- **Aim**: Return the listing below exactly, with the pictures dropped.

- **Supplied material**:
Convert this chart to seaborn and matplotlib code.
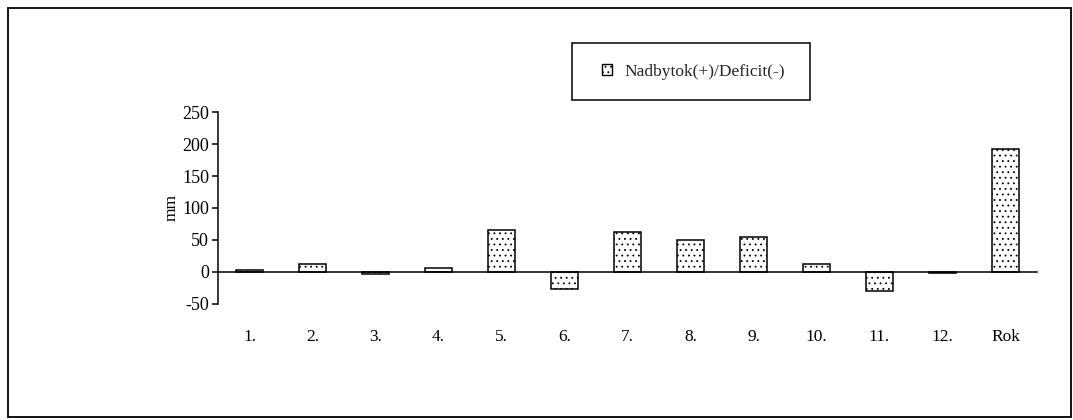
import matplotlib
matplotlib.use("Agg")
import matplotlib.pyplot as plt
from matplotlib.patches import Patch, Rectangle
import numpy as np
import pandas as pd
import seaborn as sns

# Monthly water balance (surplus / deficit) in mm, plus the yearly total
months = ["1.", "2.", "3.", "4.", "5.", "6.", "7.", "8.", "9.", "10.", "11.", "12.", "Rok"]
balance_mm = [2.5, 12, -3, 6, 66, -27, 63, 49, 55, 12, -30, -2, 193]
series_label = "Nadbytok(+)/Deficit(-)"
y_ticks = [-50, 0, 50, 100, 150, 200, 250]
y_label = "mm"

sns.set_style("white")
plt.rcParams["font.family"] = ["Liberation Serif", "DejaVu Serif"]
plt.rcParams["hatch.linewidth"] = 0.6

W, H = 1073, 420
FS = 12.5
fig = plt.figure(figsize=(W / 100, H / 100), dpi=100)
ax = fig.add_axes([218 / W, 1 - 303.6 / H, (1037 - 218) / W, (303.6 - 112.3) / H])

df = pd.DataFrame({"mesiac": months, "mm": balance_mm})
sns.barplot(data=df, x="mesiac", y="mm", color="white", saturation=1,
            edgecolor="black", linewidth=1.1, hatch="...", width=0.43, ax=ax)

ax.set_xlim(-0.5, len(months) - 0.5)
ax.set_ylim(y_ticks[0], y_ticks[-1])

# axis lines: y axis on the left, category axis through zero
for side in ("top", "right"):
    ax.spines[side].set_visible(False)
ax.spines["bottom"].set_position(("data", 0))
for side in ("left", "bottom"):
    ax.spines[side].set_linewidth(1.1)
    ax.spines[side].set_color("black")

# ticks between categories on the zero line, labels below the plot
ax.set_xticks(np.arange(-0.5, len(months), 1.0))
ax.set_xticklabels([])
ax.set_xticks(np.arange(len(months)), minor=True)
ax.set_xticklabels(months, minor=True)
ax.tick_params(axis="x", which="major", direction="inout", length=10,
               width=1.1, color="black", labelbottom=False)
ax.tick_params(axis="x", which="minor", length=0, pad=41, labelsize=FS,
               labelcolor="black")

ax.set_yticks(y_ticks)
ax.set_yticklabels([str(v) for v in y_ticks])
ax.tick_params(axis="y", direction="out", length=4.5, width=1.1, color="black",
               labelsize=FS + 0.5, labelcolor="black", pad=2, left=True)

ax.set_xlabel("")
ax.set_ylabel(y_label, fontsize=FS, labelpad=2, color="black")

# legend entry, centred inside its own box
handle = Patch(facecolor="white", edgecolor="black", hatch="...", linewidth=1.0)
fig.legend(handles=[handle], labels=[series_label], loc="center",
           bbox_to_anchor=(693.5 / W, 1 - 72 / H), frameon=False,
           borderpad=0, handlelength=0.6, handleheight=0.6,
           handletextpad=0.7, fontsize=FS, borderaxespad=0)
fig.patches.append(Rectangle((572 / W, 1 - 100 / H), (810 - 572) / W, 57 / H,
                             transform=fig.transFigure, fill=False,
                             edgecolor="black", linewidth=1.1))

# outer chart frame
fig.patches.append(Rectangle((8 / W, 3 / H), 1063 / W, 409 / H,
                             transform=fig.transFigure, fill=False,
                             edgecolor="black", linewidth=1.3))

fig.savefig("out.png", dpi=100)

- **Solution for this exercise**:
Convert this chart to seaborn and matplotlib code.
import matplotlib
matplotlib.use("Agg")
import matplotlib.pyplot as plt
from matplotlib.patches import Patch, Rectangle
import numpy as np
import pandas as pd
import seaborn as sns

# Monthly water balance (surplus / deficit) in mm, plus the yearly total
months = ["1.", "2.", "3.", "4.", "5.", "6.", "7.", "8.", "9.", "10.", "11.", "12.", "Rok"]
balance_mm = [2.5, 12, -3, 6, 66, -27, 63, 49, 55, 12, -30, -2, 193]
series_label = "Nadbytok(+)/Deficit(-)"
y_ticks = [-50, 0, 50, 100, 150, 200, 250]
y_label = "mm"

sns.set_style("white")
plt.rcParams["font.family"] = ["Liberation Serif", "DejaVu Serif"]
plt.rcParams["hatch.linewidth"] = 0.6

W, H = 1073, 420
FS = 12.5
fig = plt.figure(figsize=(W / 100, H / 100), dpi=100)
ax = fig.add_axes([218 / W, 1 - 303.6 / H, (1037 - 218) / W, (303.6 - 112.3) / H])

df = pd.DataFrame({"mesiac": months, "mm": balance_mm})
sns.barplot(data=df, x="mesiac", y="mm", color="white", saturation=1,
            edgecolor="black", linewidth=1.1, hatch="...", width=0.43, ax=ax)

ax.set_xlim(-0.5, len(months) - 0.5)
ax.set_ylim(y_ticks[0], y_ticks[-1])

# axis lines: y axis on the left, category axis through zero
for side in ("top", "right"):
    ax.spines[side].set_visible(False)
ax.spines["bottom"].set_position(("data", 0))
for side in ("left", "bottom"):
    ax.spines[side].set_linewidth(1.1)
    ax.spines[side].set_color("black")

# ticks between categories on the zero line, labels below the plot
ax.set_xticks(np.arange(-0.5, len(months), 1.0))
ax.set_xticklabels([])
ax.set_xticks(np.arange(len(months)), minor=True)
ax.set_xticklabels(months, minor=True)
ax.tick_params(axis="x", which="major", direction="inout", length=10,
               width=1.1, color="black", labelbottom=False)
ax.tick_params(axis="x", which="minor", length=0, pad=41, labelsize=FS,
               labelcolor="black")

ax.set_yticks(y_ticks)
ax.set_yticklabels([str(v) for v in y_ticks])
ax.tick_params(axis="y", direction="out", length=4.5, width=1.1, color="black",
               labelsize=FS + 0.5, labelcolor="black", pad=2, left=True)

ax.set_xlabel("")
ax.set_ylabel(y_label, fontsize=FS, labelpad=2, color="black")

# legend entry, centred inside its own box
handle = Patch(facecolor="white", edgecolor="black", hatch="...", linewidth=1.0)
fig.legend(handles=[handle], labels=[series_label], loc="center",
           bbox_to_anchor=(693.5 / W, 1 - 72 / H), frameon=False,
           borderpad=0, handlelength=0.6, handleheight=0.6,
           handletextpad=0.7, fontsize=FS, borderaxespad=0)
fig.patches.append(Rectangle((572 / W, 1 - 100 / H), (810 - 572) / W, 57 / H,
                             transform=fig.transFigure, fill=False,
                             edgecolor="black", linewidth=1.1))

# outer chart frame
fig.patches.append(Rectangle((8 / W, 3 / H), 1063 / W, 409 / H,
                             transform=fig.transFigure, fill=False,
                             edgecolor="black", linewidth=1.3))

fig.savefig("out.png", dpi=100)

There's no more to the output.